In a candid interview, Prof. Mahomed described a healthcare system in crisis, where infighting between the Gauteng Department of Health and the Department of Infrastructure has resulted in prolonged delays to repair sections of the hospital damaged by fire during the COVID-19 pandemic. His comments follow a recent Public Protector’s report that confirmed maladministration and departmental blame-shifting as key factors in the facility’s ongoing operational failures.
“The Public Protector’s report was an indictment of what we all thought: that we are being played on a chessboard between a department of health and department of infrastructure,” Prof. Mahomed stated. “One blaming the other. But the end result was that staff, nurses, doctors, cleaners, patients were bearing the brunt of this.”
While the report covered events up to 2024, Prof. Mahomed emphasized that conditions have not improved into 2025 and 2026. Critical wards remain unrepaired, equipment deliveries are delayed, and essential staffing posts stay vacant for six months to a year. Daily maintenance, separate from fire damage repairs, continues to falter due to inter-departmental disputes with “no real ownership or responsibility being taken.”
The professor highlighted excessive bureaucracy as a major obstacle. “There’s so much red tape. There’s so much paperwork. You don’t know whether you’re coming or going. You don’t get clear answers. There’s no clear direction in our hospital,” he said. He noted that the hospital’s CEO position remains filled by an acting appointee, which he argues affects decisive leadership.
Prof. Mahomed pointed to successful public-private partnerships as evidence that progress is possible. He cited an 80 million rand project to restore hospital stores, completed efficiently and without corruption by external institutions. “It’s not that it’s impossible. It’s just we need the proper mindset to say our focus is the patients,” he asserted.
He alleged that corruption permeates procurement, from infrastructure contracts to basic supplies. “Why are we paying contractors exorbitant prices?… If you’re paying 27 rand, 30 rand for a loaf of bread that costs 15 rand, there’s something wrong,” he said, adding that medication is purchased at premium prices without delivering premium quality. He challenged officials to experience the procurement process firsthand, describing a labyrinth of paperwork and approvals that can delay vital equipment orders by up to a year.
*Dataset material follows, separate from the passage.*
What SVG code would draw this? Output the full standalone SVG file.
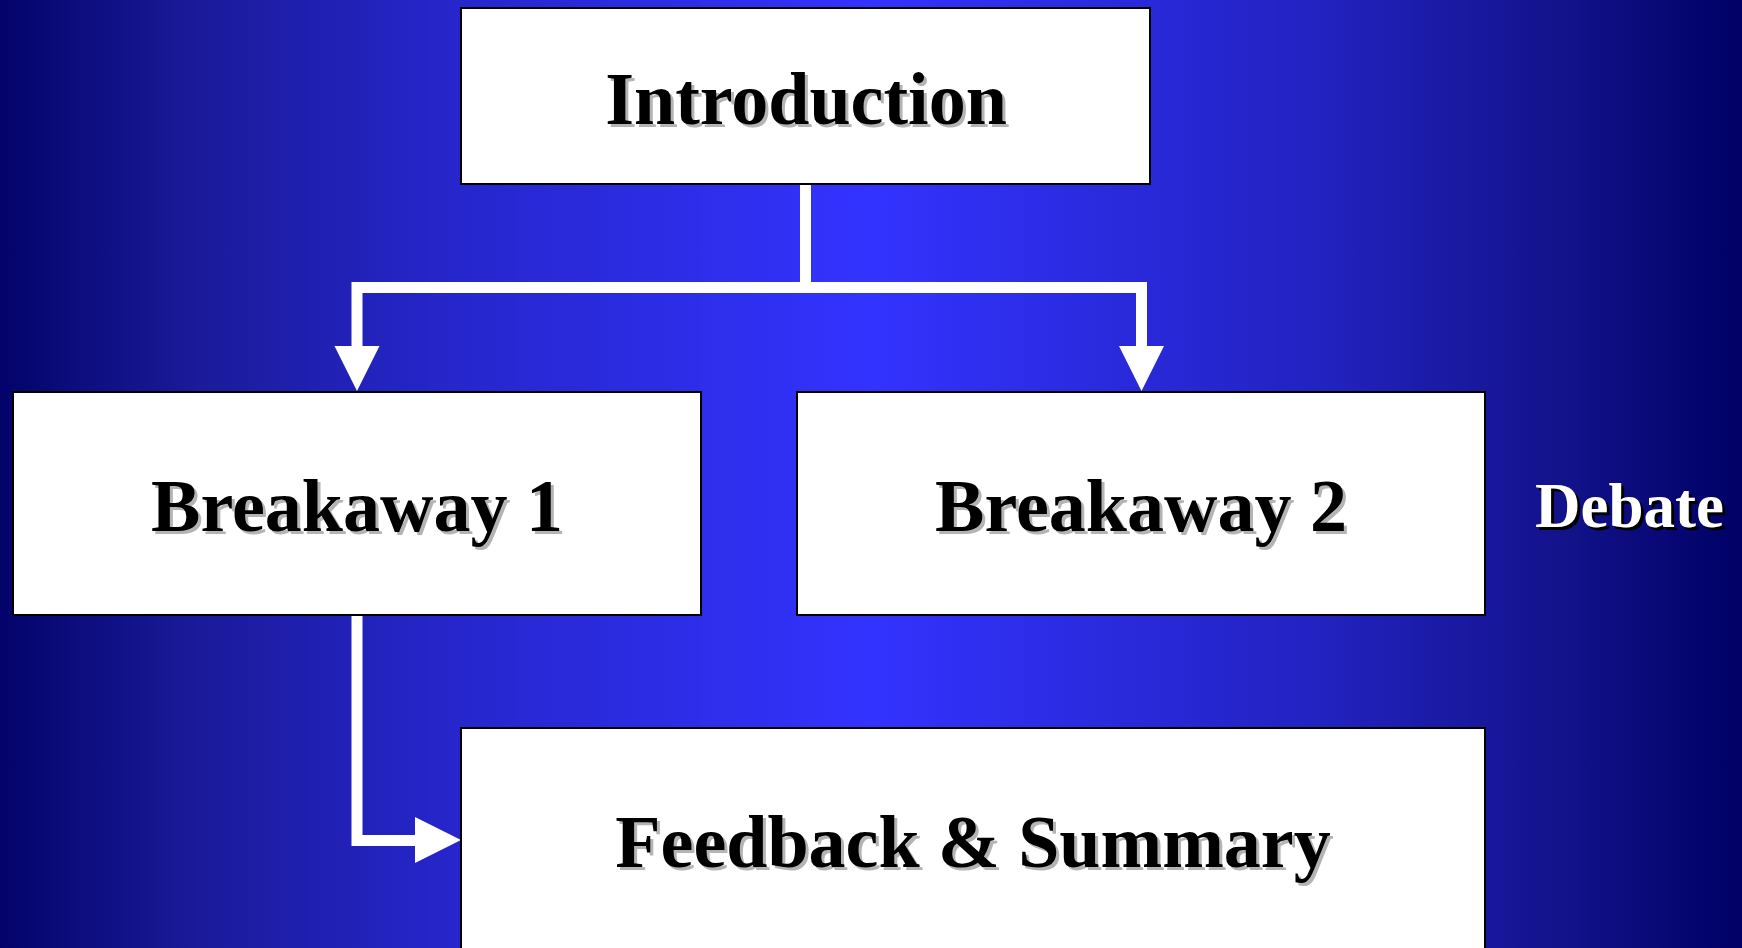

The issues, he stressed, are not isolated to Charlotte Maxeke. Baragwanath, Helen Joseph, and Rahima Moosa hospitals face similar infrastructure and staffing pressures. Theft of materials like copper pipes continues with no reported prosecutions, and the system has failed to keep pace with Gauteng’s growing patient population.
Prof. Mahomed expressed profound concern over the broader national context, noting that thousands of doctors and nurses remain unemployed while the public healthcare system deteriorates. “The system is not even fractured. It’s broken,” he declared. He called for leadership “from the front,” suggesting that accountability must extend to the highest levels of government.
On the persistence of these challenges over decades, Prof. Mahomed offered a sobering perspective: “I think people have just become so corrupt that they have forgotten their essence of being a human being. The essence of being soft, kind and gentle to a fellow human being.”
He proposed a direct test of political commitment: “Let’s stop [politicians’] medical aid immediately and ask each of these patients to use each of these politicians to immediately use government facilities. Let’s put the money where your mouth is.” He referenced Namibia as an African example where such policy shifts have driven change.
Prof. Mahomed concluded with an urgent call to action: “Nothing is lost if we start today… But it needs leadership from the front and it needs ownership and responsibility… The time to change is now and the time for accountability is now.”